Karen Terossi
Basta limpar o ar condicionado e o sistema de ventilação que os problemas estão resolvidos: não haverá mais doenças respiratórias decorrentes do ambiente ou de atividades profissionais. Essa fórmula simples e estranha foi proposta pelo jornal Folha de S. Paulo, no caderno de Classificados, em 2 de maio de 2010 e também na Folha Online.
A informação da matéria da Folha Online é a de que, no Brasil, há um baixo número de notificações de pessoas com doenças respiratórias de causas ocupacionais, em relação às estimativas do real número desses casos.
O problema, no entanto, está na matéria complementar que tem, já no título, uma receita que se propõe a ser garantia de êxito na prevenção e combate a essas doenças: “Limpeza de ar-condicionado e ventilação garantem saúde do funcionário”.
Ocorre que a mesma fonte a quem a jornalista teve acesso, Eduardo Algranti, médico da Fundacentro, órgão do Ministério do Trabalho e Emprego, também possui outras indicações sobre a prevenção desse sério problema de saúde pública.
Nos arquivos de evento promovido pela Fundacentro em 28 de abril, encontramos uma apresentação de autoria de Algranti com dados que nos fazem pensar por que a reportagem negligenciou, por exemplo, mineiros de carvão, pedreiros, serralheiros, pintores e cortadores de cana. Certamente não é uma limpeza no ar condicionado ou no sistema de ventilação que garante a saúde deles no ambiente de trabalho.
Se, ainda, a matéria se referisse aos trabalhadores de indústrias de plásticos, química e farmacêutica, de metais e eletrônicos, só para citar mais alguns exemplos, os cuidados com a saúde respiratória certamente também iriam além dessa “limpeza”.
Pensando em termos de público-alvo do jornal, pode-se estimar que o leitor da Folha talvez trabalhe em um ambiente com ar condicionado ou freqüenta lugares assim.

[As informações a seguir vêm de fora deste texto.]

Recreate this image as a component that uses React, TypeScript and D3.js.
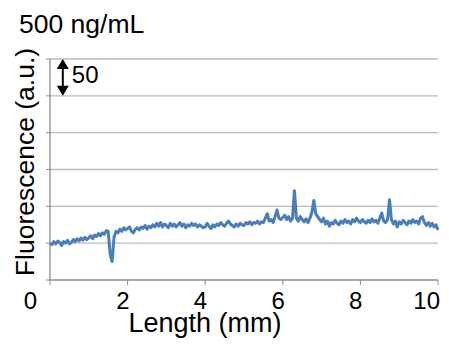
import * as d3 from "d3";

// Fluorescence profile along the channel, 500 ng/mL sample.
const lengthStart = 0;
const lengthStep = 0.05;
const fluorescence: number[] = [
  // 0 - 1 mm
  50, 48, 52, 49, 53, 51, 47, 52, 50, 54, 49, 51, 55, 52, 56, 53, 57, 54, 58, 55,
  // 1 - 2 mm
  57, 60, 56, 61, 59, 63, 60, 64, 62, 67, 66, 35, 25, 58, 66, 64, 69, 66, 71, 68,
  // 2 - 3 mm
  70, 72, 66, 64, 69, 71, 68, 72, 70, 74, 69, 73, 71, 75, 72, 77, 73, 78, 72, 76,
  // 3 - 4 mm
  74, 71, 77, 73, 76, 72, 75, 78, 73, 76, 71, 75, 73, 77, 74, 76, 72, 75, 73, 71,
  // 4 - 5 mm
  72, 77, 73, 70, 75, 72, 76, 74, 78, 75, 73, 77, 80, 76, 74, 72, 76, 73, 77, 75,
  // 5 - 6 mm
  74, 78, 76, 79, 75, 78, 77, 80, 76, 79, 78, 84, 90, 80, 82, 78, 86, 95, 84, 82,
  // 6 - 7 mm
  85, 88, 82, 86, 80, 84, 121, 84, 80, 86, 82, 79, 83, 78, 84, 92, 108, 90, 86, 82,
  // 7 - 8 mm
  79, 84, 76, 80, 73, 78, 76, 81, 77, 75, 80, 77, 82, 78, 80, 76, 82, 79, 84, 80,
  // 8 - 9 mm
  78, 82, 79, 77, 81, 78, 83, 79, 81, 77, 84, 91, 80, 78, 82, 109, 82, 76, 80, 72,
  // 9 - 10 mm
  79, 76, 81, 78, 75, 80, 77, 82, 78, 80, 76, 84, 86, 78, 74, 78, 73, 77, 72, 75, 68,
];

const xTicks = [0, 2, 4, 6, 8, 10];
const yGrid = [0, 50, 100, 150, 200, 250, 300];
const scaleBar = { from: 250, to: 300, at: 0.33, label: "50" };

const title = "500 ng/mL";
const xLabel = "Length (mm)";
const yLabel = "Fluorescence (a.u.)";

type Pt = { x: number; v: number };

export default function App() {
  const W = 449;
  const H = 351;
  const margin = { top: 59, right: 11, bottom: 71, left: 50 };
  const w = W - margin.left - margin.right;
  const h = H - margin.top - margin.bottom;

  const x = d3.scaleLinear().domain([0, 10]).range([0, w]);
  const y = d3.scaleLinear().domain([0, 300]).range([h, 0]);

  const pts: Pt[] = fluorescence.map((v, i) => ({
    x: lengthStart + i * lengthStep,
    v,
  }));
  const line = d3
    .line<Pt>()
    .x((d) => x(d.x))
    .y((d) => y(d.v));

  const font = "'Liberation Sans', Arial, sans-serif";
  const grid = "#bcbcbc";
  const axis = "#8c8c8c";

  const barX = x(scaleBar.at);
  const barTop = y(scaleBar.to);
  const barBot = y(scaleBar.from);

  return (
    <svg
      width={W}
      height={H}
      style={{ position: "absolute", left: 0, top: 0, background: "#fff" }}
      fontFamily={font}
    >
      <text x={19} y={33} fontSize={26.5} fill="#000">
        {title}
      </text>

      <g transform={`translate(${margin.left},${margin.top})`}>
        {/* horizontal gridlines, the 0 line is the x axis */}
        {yGrid.map((t) => (
          <g key={t}>
            <line
              x1={0}
              x2={w}
              y1={y(t)}
              y2={y(t)}
              stroke={t === 0 ? axis : grid}
              strokeWidth={1.3}
            />
            <line x1={-4} x2={0} y1={y(t)} y2={y(t)} stroke={axis} strokeWidth={1} />
          </g>
        ))}
        <line x1={0} x2={0} y1={0} y2={h} stroke={axis} strokeWidth={1.3} />

        {xTicks.map((t) => (
          <g key={t} transform={`translate(${x(t)},${h})`}>
            <line y1={0} y2={5} stroke={axis} strokeWidth={1} />
            <text
              x={t === 0 ? -13 : 2}
              y={29}
              fontSize={24}
              textAnchor="end"
              fill="#000"
            >
              {t}
            </text>
          </g>
        ))}

        <path
          d={line(pts) ?? ""}
          fill="none"
          stroke="#4a7ebb"
          strokeWidth={3}
          strokeLinejoin="round"
        />

        {/* 50 a.u. scale bar */}
        <line
          x1={barX}
          x2={barX}
          y1={barTop + 6}
          y2={barBot - 6}
          stroke="#000"
          strokeWidth={2}
        />
        <path
          d={`M${barX - 6},${barTop + 10}L${barX},${barTop}L${barX + 6},${barTop + 10}Z`}
          fill="#000"
        />
        <path
          d={`M${barX - 6},${barBot - 10}L${barX},${barBot}L${barX + 6},${barBot - 10}Z`}
          fill="#000"
        />
        <text x={barX + 9} y={barTop + 24} fontSize={24} fill="#000">
          {scaleBar.label}
        </text>

        <text
          x={155}
          y={h + 52}
          fontSize={27}
          textAnchor="middle"
          fill="#000"
        >
          {xLabel}
        </text>
      </g>

      <text
        transform={`translate(34,162) rotate(-90)`}
        fontSize={26.5}
        textAnchor="middle"
        fill="#000"
      >
        {yLabel}
      </text>
    </svg>
  );
}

A preocupação da matéria é a mesma dos empresários com seus funcionários. Mas, acima disso, envolve tanto os sistemas de saúde quanto a questão previdenciária. A redução do trabalho àquele desenvolvido em ambientes de climatização controlada não indica somente uma preocupação com o cotidiano mais visível dos leitores do jornal. Ela revela uma displicência com relação a um tema de interesse público de extrema relevância, a saúde pública.